Achtens. Wie weit kann eine Arbeit ‘am Schreibtisch’ die Problematik noch verfolgen? Der ‘Beweis’ entwickelter Möglichkeitstypen läßt sich hier nicht erbringen. Das ist der Praxis überlassen. Möglich ist es Begründungsfiguren, BGM zu entwickeln, die dann überprüft werden können [5]. Ein Stück der Aufklärung, Durchdringung des Sprachraums der Betroffenen wäre vorab zu leisten – allerdings immer unter dem Vorbehalt, daß die rekonstruierten Begründungsfiguren sich als nicht relevant erweisen können.

"Die typischen Begründungsfiguren wären dann dadurch zu gewinnen, daß die Bedeutungsstruktur der Schuldisziplin – einschließlich der darin eingeschlossenen interpersonalen Umgangsweisen – in ihren unterschiedlichen Aspekten als Prämissen von subjektiven Handlungs-/Lernbegründungen der Schülerinnen/Schüler aufgefaßt werden:" (Holzkamp 1993, 439) Holzkamps Gedanken zum Thema Schule lassen sich übertragen. Die Bedeutungsstrukturen der Arbeitskontexte wären als Prämissen von Begründungen von Software-Entwickelnden herauszuheben. Ich folge Holzkamp noch einen Schritt weiter: "Es kommt darauf an, diejenigen Dimensionen und Bewegungsweisen der Ausgliederung und Überwindung von Lernproblematiken herauszuheben, die unter diesen Prämissen die vom Subjektstandpunkt begründete Bewältigungs- und Lernweisen der Schülerinnen/Schüler treffend kennzeichnen." (ebd., 440) Ich konkretisiere diesen Gedanken so, daß ich in Reinterpretation von drei Arbeiten, die die Subjektivität von Software-Entwicklern zum Thema haben, versuche, typische BGM herauszuarbeiten.
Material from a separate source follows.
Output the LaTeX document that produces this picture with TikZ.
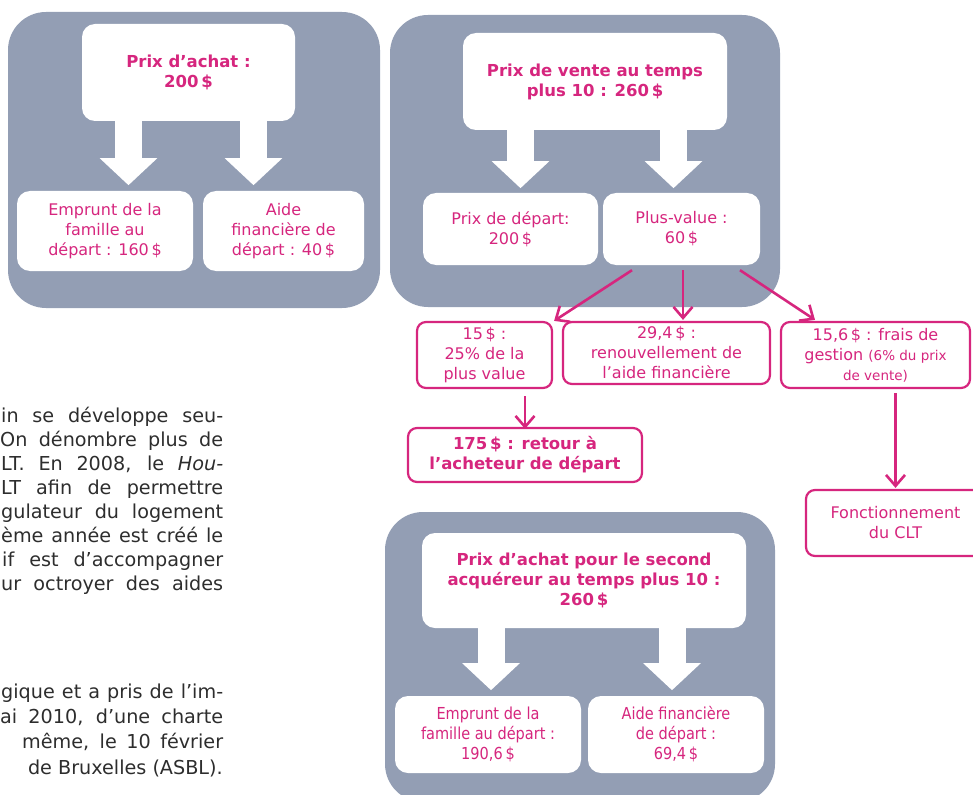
\documentclass[tikz,border=0pt]{standalone}
\usepackage{fontspec}
\setmainfont{DejaVu Sans}
\newfontfamily\condfont[FakeStretch=0.88]{DejaVu Sans}
\usetikzlibrary{arrows.meta,calc}
\definecolor{panelgray}{RGB}{147,158,180}
\definecolor{pinkc}{RGB}{214,38,126}
\definecolor{bodytext}{RGB}{45,45,45}
\begin{document}
\begin{tikzpicture}[x=1pt,y=-1pt,
  panel/.style={fill=panelgray, rounded corners=38pt, inner sep=0pt},
  wbox/.style={fill=white, rounded corners=13pt, inner sep=2pt, align=center, text=pinkc, font=\fontsize{16}{20}\selectfont},
  wtitle/.style={wbox, font=\bfseries\fontsize{16.5}{20}\selectfont},
  condbox/.style={wbox, font=\condfont\fontsize{16.5}{20}\selectfont},
  pbox/.style={draw=pinkc, line width=2.2pt, fill=white, rounded corners=9pt, align=center, text=pinkc, inner sep=1pt, font=\fontsize{16}{20}\selectfont},
  bigarrow/.style={draw=white, line width=27pt, -{Triangle[length=27pt,width=56pt]}},
  parr/.style={draw=pinkc, line width=2.6pt, -{Straight Barb[length=11pt,width=19pt]}},
  para/.style={anchor=base west, inner sep=0pt, text=bodytext, font=\fontsize{19.2}{22}\selectfont},
  parar/.style={para, anchor=base east},
]
\useasboundingbox (0,0) rectangle (973,794);
\clip (0,0) rectangle (973,794);

% panels
\node[panel, minimum width=372pt, minimum height=296pt] (P1) at (194,160) {};
\node[panel, minimum width=390pt, minimum height=292pt] (P2) at (585,161) {};
\node[panel, minimum width=390pt, minimum height=290pt] (P3) at (580,657) {};

% panel 1
\node[wtitle, minimum width=213pt, minimum height=97pt] (T1) at (188.5,72.5) {Prix d’achat :\\200\,\$};
\node[wbox, minimum width=176pt, minimum height=80pt] (L1) at (105,231) {Emprunt de la\\famille au\\départ : 160\,\$};
\node[wbox, minimum width=161pt, minimum height=80pt] (R1) at (283.5,231) {Aide\\financière de\\départ : 40\,\$};
\draw[bigarrow] ($(T1.south)+(-60,-3)$) -- ($(T1.south)+(-60,64)$);
\draw[bigarrow] ($(T1.south)+(65,-3)$) -- ($(T1.south)+(65,64)$);

% panel 2
\node[wtitle, minimum width=264pt, minimum height=97pt] (T2) at (595,81.5) {Prix de vente au temps\\plus 10 : 260\,\$};
\node[wbox, minimum width=175pt, minimum height=72pt] (L2) at (510.5,229) {Prix de départ:\\200\,\$};
\node[wbox, minimum width=157pt, minimum height=72pt] (PV) at (681.5,229) {Plus-value :\\60\,\$};
\draw[bigarrow] ($(T2.south)+(-74.5,-3)$) -- ($(T2.south)+(-74.5,58)$);
\draw[bigarrow] ($(T2.south)+(78.5,-3)$) -- ($(T2.south)+(78.5,58)$);

% panel 3
\node[wtitle, minimum width=324pt, minimum height=95pt] (T3) at (584,580.5) {Prix d’achat pour le second\\acquéreur au temps plus 10 :\\260\,\$};
\node[condbox, minimum width=186pt, minimum height=77pt] (L3) at (488,734.5) {Emprunt de la\\famille au départ :\\190,6\,\$};
\node[condbox, minimum width=176pt, minimum height=77pt] (R3) at (676,734.5) {Aide financière\\de départ :\\69,4\,\$};
\draw[bigarrow] ($(T3.south)+(-93,-3)$) -- ($(T3.south)+(-93,62)$);
\draw[bigarrow] ($(T3.south)+(88,-3)$) -- ($(T3.south)+(88,62)$);

% pink boxes
\node[pbox, minimum width=135pt, minimum height=66pt] (A) at (484.5,355) {15\,\$ :\\25\% de la\\plus value};
\node[pbox, minimum width=207pt, minimum height=62pt] (B) at (666.5,353) {29,4\,\$ :\\renouvellement de\\l’aide financière};
\node[pbox, minimum width=189pt, minimum height=66pt] (C) at (875.5,355) {15,6\,\$ : frais de\\gestion {\fontsize{13.5}{19}\selectfont (6\% du prix}\\{\fontsize{13.5}{19}\selectfont de vente)}};
\node[pbox, font=\bfseries\fontsize{16.5}{20}\selectfont, minimum width=234pt, minimum height=54pt] (D) at (525,455) {175\,\$ : retour à\\l’acheteur de départ};
\node[pbox, minimum width=179pt, minimum height=66pt] (F) at (895.5,523) {Fonctionnement\\du CLT};

% pink arrows
\draw[parr] ($(PV.south)+(-49.5,5)$) -- ($(A.north east)+(1,0)$);
\draw[parr] ($(PV.south)+(1.5,5)$) -- ($(B.north)+(16.5,-1)$);
\draw[parr] ($(PV.south)+(58.5,5)$) -- ($(C.north)+(-60.5,-1)$);
\draw[parr] ($(A.south -| D.north)+(0,7)$) -- ($(D.north)+(0,2)$);
\draw[parr] ($(C.south -| F.north)+(0,4)$) -- ($(F.north)+(0,-1)$);

% paragraph text (cut at left in the reference)
\node[para] (l1) at (1,422.5) {\makebox[222pt][s]{in se développe seu-}};
\node[para] (l2) at (0,446.5) {\makebox[223pt][s]{On dénombre plus de}};
\node[para] (l3) at (1,470.5) {\makebox[222pt][s]{LT. En 2008, le \textit{Hou-}}};
\node[para] (l4) at (1,494.5) {\makebox[222pt][s]{LT afin de permettre}};
\node[para] (l5) at (1,518.5) {\makebox[222pt][s]{gulateur du logement}};
\node[para] (l6) at (1,542.5) {\makebox[222pt][s]{ème année est créé le}};
\node[para] (l7) at (2,566.5) {\makebox[221pt][s]{if est d’accompagner}};
\node[para] (l8) at (1,590.5) {\makebox[222pt][s]{ur octroyer des aides}};
\node[para] (l9) at (1,698.5) {\makebox[222pt][s]{gique et a pris de l’im-}};
\node[para] (l10) at (0,723.5) {\makebox[223pt][s]{ai 2010, d’une charte}};
\node[para] (l11) at (22,748.5) {\makebox[201pt][s]{même, le 10 février}};
\node[parar] (l12) at (223,774) {de Bruxelles (ASBL).};
\end{tikzpicture}
\end{document}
Ich versuche die subjektiv begründeten Problembewältigungen herauszuheben. Die beiden Schritte Bedingungs-Bedeutungs-Analyse (Bedeutungen, Prämissen) und Begründungsanalyse werden dabei, wie oben ausgeführt, verzahnt. Ich werde "problemzentriert" arbeiten. Die Untersuchung, Bestätigung dieser Begründungsfiguren liegt jenseits meiner Arbeit.

Damit wäre endgültig der letzte Schritt dieser Arbeit bestimmt und der Platz des Informatischen ausweisbar. Die Aufklärung der Begründungen kann nur durch die ‘eigentümliche Logik des eigentümlichen Gegenstandes’ erfolgen. Da mein Bezugspunkt Designentscheidungen von Softwareentwicklern sind, kann es sich nur um die Logik des Kerninformatischen, die Logik des Angewandtinformatischen, die Logik des informatischen Arbeitsplatzes und die politische Logik des Informatischen in unserer Gesellschaft handeln. In welchem Verhältnis diese Logiken zueinander stehen, kann nur die problemzentrierte Rekonstruktion erweisen.


[1] R. Leiprecht erklärt das ‘je’ so: "Da nicht nur ‘ich’, sondern gewissermaßen alle Menschen Zentren ihrer eigenen Intentionalität sind, werden Formulierungen notwendig, die etwas umständlich klingen mögen, aber genau diesen Sachverhalt zu fassen suchen: ‘je mich’, ‘je meine’, ‘je eigene’, je einzelne’ oder so ähnlich werden diese Ausdrücke heißen." (Leiprecht 1990, 37) Diese, bisher sporadisch benutzte Formulierung, werde ich ab jetzt zum Prinzip erheben.

[2] Hier liegt die Spezifik einer BGM-Implikation: "Die unter diesem Gesichtspunkt interessierende Besonderheit von Begründungsmustern besteht darin, daß die darin enthaltene Implikation nicht in einer Sachlogik oder einer überindividuell-kulturellen (sprachlichen) Definition besteht; sie wird vielmehr von einem Individuum konstituiert, daß es in Verfolgung seiner Lebensinteressen einen für es selber funktionalen, begründeten Zusammenhang zwischen Prämissen und Handlungsintentionen herstellt,…" (Markard 1993, 41) Die ‘nicht’- und ‘vernünftigerweise’-Ersetzung im ersten Kapitel sind dafür gedacht, genau solche Zusammenhänge zu erkennen.

[3] In der konkreten Analyse dieser Bedrohung greift die Bedingungs-Bedeutungs-Analyse.

[4] Der Gang der Verallgemeinerung wird in Kapitel 9 von GdP beschrieben.

[5] Entscheidend für diese Möglichkeit ist, daß nicht die Partizipation der Betroffenen zum methodischen Diktum einer subjektwissenschaftlichen Psychologie wird, sondern der Tatbestand, daß der Begründungsdiskurs der Betroffenen zur Theoriesprache der Psychologie zu werden hat. Erst hieraus – Gründe sind immer erster Person – erhält die Mitforschung ihren Stellenwert. Hier mag eine Differenz zur Handlungsforschung liegen.